PC manufacturer Lenovo on Thursday reported a huge jump in third-quarter profits as sales increased 20 percent to $4.3 billion compared with the same quarter in 2006.
The company also is accelerating plans to develop its own brand and cut ties with IBM. Lenovo bought IBM’s PC division, which had been based in the Triangle, two years ago. Part of the deal enabled Lenovo to keep using IBM logos on its machines, but Lenovo had already started removing them on laptops.
"One important sign of (our) progress is our decision to completely transition our Think products from the IBM brand to the Lenovo brand two years earlier than planned," Chief Executive Officer William Amelio said in a statement.
Lenovo, which has its headquarters in Morrisville but trades it stock in Hong Kong, said profits increased to $1.12 per share on profits of $105 million.
Profits were 43 cents a share on earnings of $38 million a year earlier.
The company reported growth in sales in all its geographic markets.
Ezra Gottheil, an analyst with Computer Business Quarterly and Technology Business Research (TBR), was impressed by Lenovo’s showing.
“Lenovo continues to consolidate its position as a major global business PC vendor,” he headlined a research note. “Lenovo experienced a strong quarter, the third consecutive quarter of increasing revenue and operating profit and the fourth consecutive quarter of increasing revenue growth.”
While the PC maker is the market-share leader in China, where the company was launched, it has slowly advanced its brand and sales worldwide in the two years after purchasing IBM’s personal computer division.

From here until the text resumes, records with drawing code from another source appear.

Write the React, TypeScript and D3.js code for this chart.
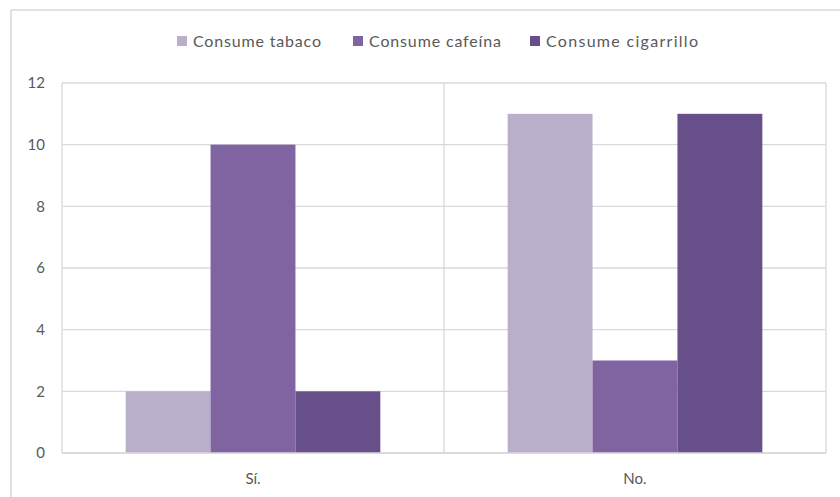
import React from "react";
import * as d3 from "d3";

const categories = ["Sí.", "No."];
const seriesNames = ["Consume tabaco", "Consume cafeína", "Consume cigarrillo"];
const tabaco = [2, 11];
const cafeina = [10, 3];
const cigarrillo = [2, 11];
const yTicks = [0, 2, 4, 6, 8, 10, 12];
const colors = ["#B9AFCA", "#8064A2", "#67508A"];

export default function App() {
  const W = 840, H = 497;
  const left = 62, right = 826, top = 83, bottom = 453;
  const series = [tabaco, cafeina, cigarrillo];
  const x0 = d3.scaleBand<string>().domain(categories).range([left, right]).paddingInner(0).paddingOuter(0);
  const bw = x0.bandwidth();
  const barW = bw / 4.5;
  const y = d3.scaleLinear().domain([0, 12]).range([bottom, top]);
  const font = "Lato, 'Open Sans', sans-serif";
  const legendX = [177, 353, 530];
  const legendLen = [128, 132, 152];
  return (
    <svg width={W} height={H} style={{ position: "absolute", left: 0, top: 0 }}>
      <rect x={0} y={0} width={W} height={H} fill="#fff" />
      <rect x={11} y={10} width={W + 10} height={H + 10} fill="#fff" stroke="#d9d9d9" strokeWidth={1.5} />
      {yTicks.map((t) => (
        <g key={t}>
          <line x1={left} x2={right} y1={y(t)} y2={y(t)} stroke="#d9d9d9" strokeWidth={1.3} />
          <text x={45} y={y(t)} dy="0.35em" textAnchor="end" fontFamily={font} fontSize={15} fill="#595959">{t}</text>
        </g>
      ))}
      {[left, (left + right) / 2, right].map((xx, i) => (
        <line key={i} x1={xx} x2={xx} y1={top} y2={bottom} stroke="#d9d9d9" strokeWidth={1.3} />
      ))}
      {categories.map((c, ci) => (
        <g key={c}>
          {series.map((s, si) => {
            const bx = (x0(c) as number) + (bw - 3 * barW) / 2 + si * barW;
            return <rect key={si} x={bx} y={y(s[ci])} width={barW} height={bottom - y(s[ci])} fill={colors[si]} />;
          })}
          <text x={(x0(c) as number) + bw / 2} y={484} textAnchor="middle" fontFamily={font} fontSize={15} fill="#595959">{c}</text>
        </g>
      ))}
      <line x1={left} x2={right} y1={bottom} y2={bottom} stroke="#d9d9d9" strokeWidth={1.3} />
      {seriesNames.map((n, i) => (
        <g key={n}>
          <rect x={legendX[i]} y={36} width={10} height={10} fill={colors[i]} />
          <text x={legendX[i] + 16} y={41} dy="0.35em" fontFamily={font} fontSize={16} fill="#595959" textLength={legendLen[i]} lengthAdjust="spacing">{n}</text>
        </g>
      ))}
    </svg>
  );
}
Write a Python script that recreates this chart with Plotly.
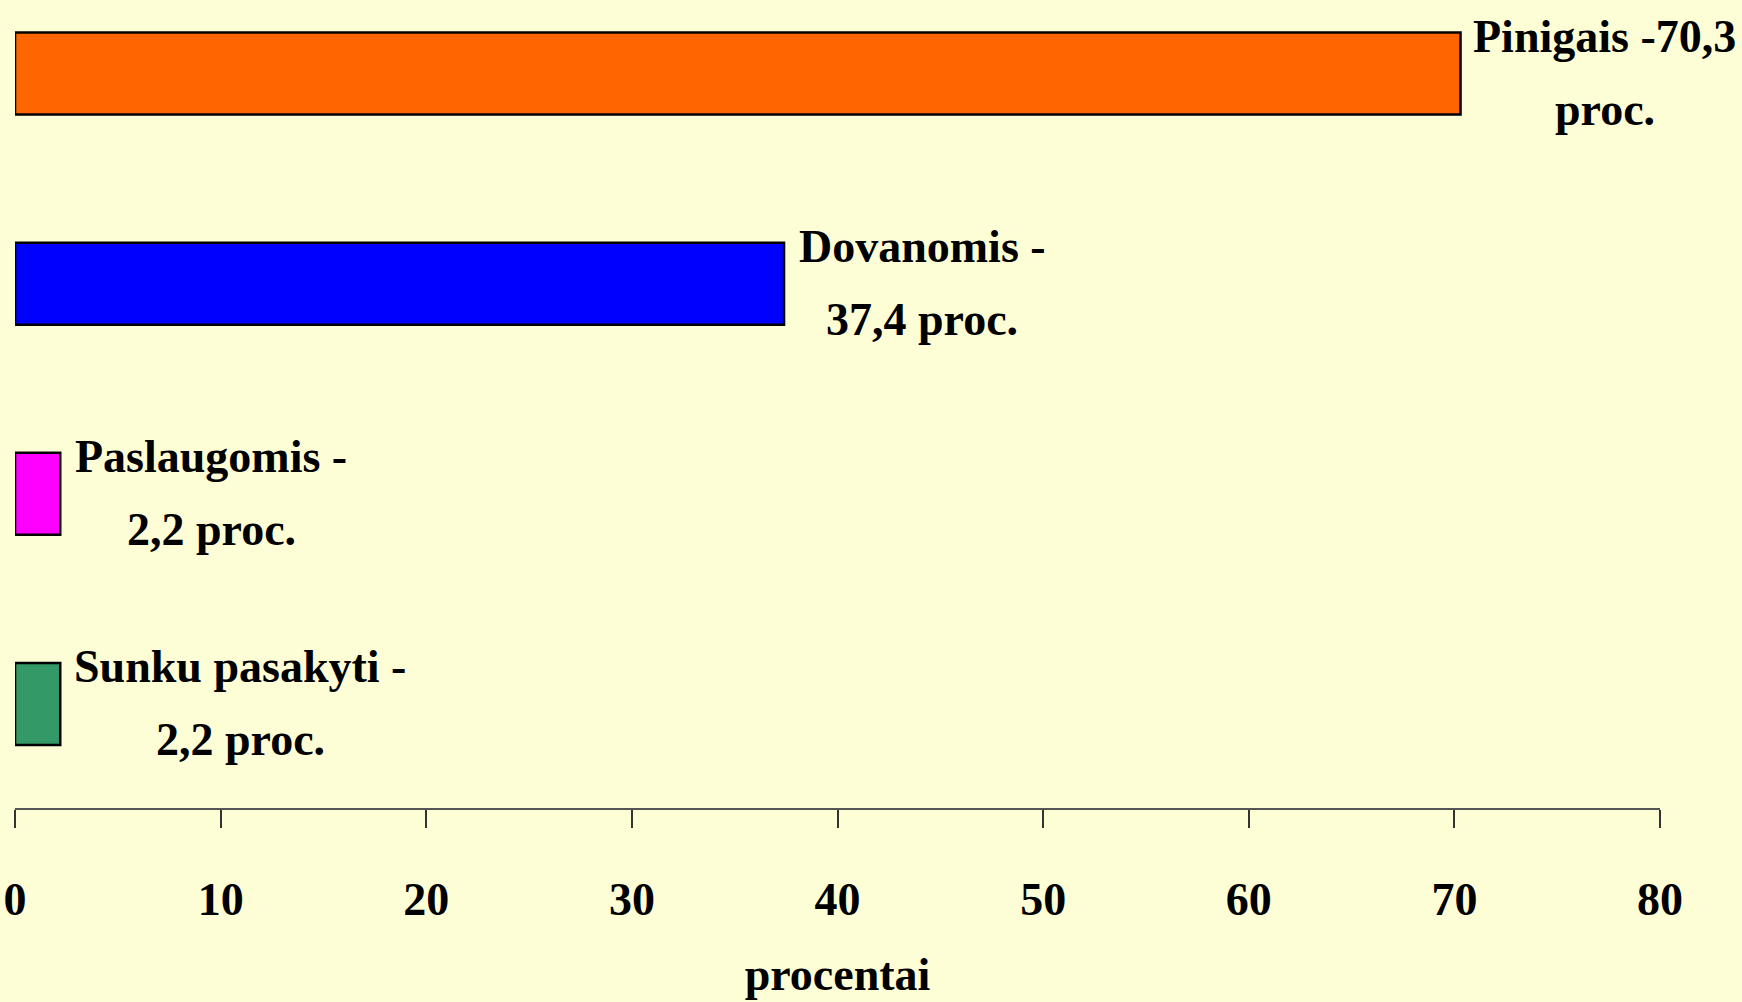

“Lenovo outpaced the healthy worldwide PC market, reporting a 0.5% increase in global market share, to 8.2% in 3Q07,” Gottheil noted. He praised Lenovo’s growing channel market program of selling through resellers. The “Transaction Model” has been used in China and is being expanded worldwide, Gottheil noted, with a 38 percent year-over-year increase in sales and a 70 percent increase in laptop sales.
As sales increased in all markets, so did profits, Gottheil said.
“Every geography was profitable, and while China continues to lead in operating profit, this quarter [Europe Middle East Africa] generated a 5.0% operating margin, as compared [with] China’s 5.6%,” he wrote.
Due to price pressure, the margin in the Americas did dip to 2.8 percent from 3.4 percent in the second quarter, Gottheil added.
“Despite competitive pricing, Lenovo’s worldwide average selling price decreased only 0.6% from one year ago because, TBR believes, customers are buying computers with more memory and disk space and larger screens,” Gottheil wrote.